A couple of days ago I was thinking about all that, and suddenly it became clear; The pump doesn't squirt when it's pushed down, it squirts on the upstroke. There's a little hole at the side of the diaphragm that lets gas flow from between the diaphragm and its cover, down into the base of the carb and from there over and up to the discharge nozzle.
The metering rod is attached at the top of the pump stem, so that when the pump comes up, as the throttle is opened, the metering rod is lifted out of the jet causing a richer mixture.
Something I didn't know is that there's a passage from below the throttle plate into the area under the pump diaphragm. During light cruise manifold vacuum pulls the diaphragm down, which lowers the metering rod and also increases the capacity of the pump when the throttle is opened.
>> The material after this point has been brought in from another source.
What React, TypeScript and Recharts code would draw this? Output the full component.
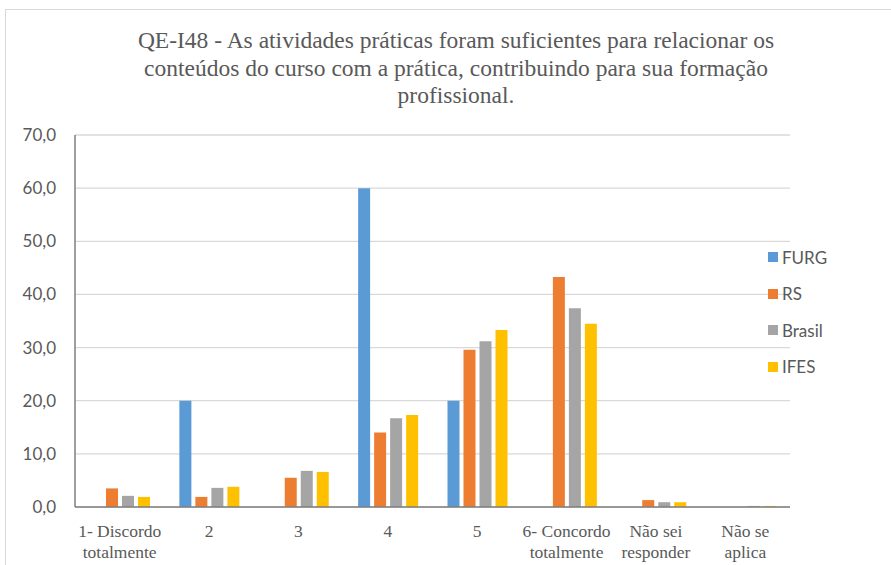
import React from "react";
import { BarChart, Bar, XAxis, YAxis, CartesianGrid, Legend } from "recharts";

const categories = [
  "1- Discordo totalmente",
  "2",
  "3",
  "4",
  "5",
  "6- Concordo totalmente",
  "Não sei responder",
  "Não se aplica",
];
const categoryLines = [
  ["1- Discordo", "totalmente"],
  ["2"],
  ["3"],
  ["4"],
  ["5"],
  ["6- Concordo", "totalmente"],
  ["Não sei", "responder"],
  ["Não se", "aplica"],
];
const furg = [0, 20, 0, 60, 20, 0, 0, 0];
const rs = [3.5, 1.9, 5.5, 14.0, 29.6, 43.3, 1.3, 0];
const brasil = [2.1, 3.6, 6.8, 16.7, 31.2, 37.4, 0.9, 0.2];
const ifes = [1.9, 3.8, 6.6, 17.3, 33.3, 34.5, 0.9, 0.2];
const yTicks = [0, 10, 20, 30, 40, 50, 60, 70];
const seriesNames = ["FURG", "RS", "Brasil", "IFES"];
const seriesColors = ["#5B9BD5", "#ED7D31", "#A5A5A5", "#FFC000"];
const title = [
  "QE-I48 - As atividades práticas foram suficientes para relacionar os",
  "conteúdos do curso com a prática, contribuindo para sua formação",
  "profissional.",
];

const data = categories.map((c, i) => ({
  name: c,
  idx: i,
  FURG: furg[i],
  RS: rs[i],
  Brasil: brasil[i],
  IFES: ifes[i],
}));

const XTick = (props: any) => {
  const { x, y, payload } = props;
  const lines = categoryLines[payload.index] || [String(payload.value)];
  return (
    <text
      x={x}
      y={y}
      textAnchor="middle"
      fill="#595959"
      fontFamily="Liberation Serif, Times New Roman, serif"
      fontSize={17.5}
    >
      {lines.map((l: string, i: number) => (
        <tspan key={i} x={x} dy={i === 0 ? 22 : 20.5}>
          {l}
        </tspan>
      ))}
    </text>
  );
};

const LegendContent = () => (
  <div style={{ fontFamily: "Lato, Liberation Sans, sans-serif", fontSize: 17, color: "#595959" }}>
    {seriesNames.map((n, i) => (
      <div key={n} style={{ display: "flex", alignItems: "center", height: 36.5 }}>
        <span
          style={{
            display: "inline-block",
            width: 10,
            height: 10,
            background: seriesColors[i],
            marginRight: 4,
          }}
        />
        <span>{n}</span>
      </div>
    ))}
  </div>
);

export default function App() {
  return (
    <div style={{ position: "absolute", left: 0, top: 0, width: 891, height: 565, background: "#fff", overflow: "hidden" }}>
      <div
        style={{
          position: "absolute",
          left: 5,
          top: 9,
          width: 900,
          height: 600,
          border: "1px solid #d9d9d9",
          boxSizing: "border-box",
        }}
      />
      <div
        style={{
          position: "absolute",
          left: 0,
          top: 27,
          width: 912,
          textAlign: "center",
          fontFamily: "Liberation Serif, Times New Roman, serif",
          fontSize: 23.5,
          lineHeight: "27.5px",
          color: "#595959",
        }}
      >
        {title.map((t, i) => (
          <div key={i}>{t}</div>
        ))}
      </div>
      <div style={{ position: "absolute", left: 0, top: 0 }}>
        <BarChart
          width={891}
          height={565}
          data={data}
          margin={{ top: 135, right: 101, bottom: 0, left: 0 }}
          barSize={12}
          barGap={4}
        >
          <CartesianGrid vertical={false} stroke="#d9d9d9" strokeWidth={1.3} />
          <XAxis
            dataKey="name"
            tick={<XTick />}
            tickLine={false}
            axisLine={{ stroke: "#7f7f7f", strokeWidth: 1.5 }}
            interval={0}
            height={58}
          />
          <YAxis
            width={75}
            domain={[0, 70]}
            ticks={yTicks}
            tickFormatter={(v: number) => v.toFixed(1).replace(".", ",")}
            tickLine={false}
            tickMargin={13}
            axisLine={{ stroke: "#7f7f7f", strokeWidth: 1.5 }}
            tick={{ fill: "#595959", fontSize: 17, fontFamily: "Lato, Liberation Sans, sans-serif" }}
          />
          <Legend
            layout="horizontal"
            align="center"
            verticalAlign="middle"
            content={<LegendContent />}
            wrapperStyle={{ position: "absolute", left: 768, top: 239, width: 110, height: 150 }}
          />
          {seriesNames.map((n, i) => (
            <Bar key={n} dataKey={n} fill={seriesColors[i]} isAnimationActive={false} />
          ))}
        </BarChart>
      </div>
    </div>
  );
}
So that little hole in the diaphragm was causing problems in at least five ways:
It was decreasing the pump volume by not having it pulled down as far as it should.
It was decreasing the pump volume by letting gas squirt through it when the pump operated.
It caused a rich condition by not pulling the diaphragm down as far as it should, lowering the metering rod.
It added further to the rich condition by letting gas pass straight through it into the intake manifold.
It was letting gas seep out when the engine wasn't running.
The engine is running MUCH better now. It's very responsive to throttle changes, and I expect that the mileage will increase, too. So far I've only run about a quarter tank through it. I'll know more soon. According to the air/fuel meter, the mixture is about right for all steady state conditions.
But it's very plain to see the basic problem with carburetors; any significant change in throttle position causes wild swings in the ratio before it settles down in the new position. Functionally it's not too bad, but the advantage of fuel injection for economy and emissions is now quite obvious.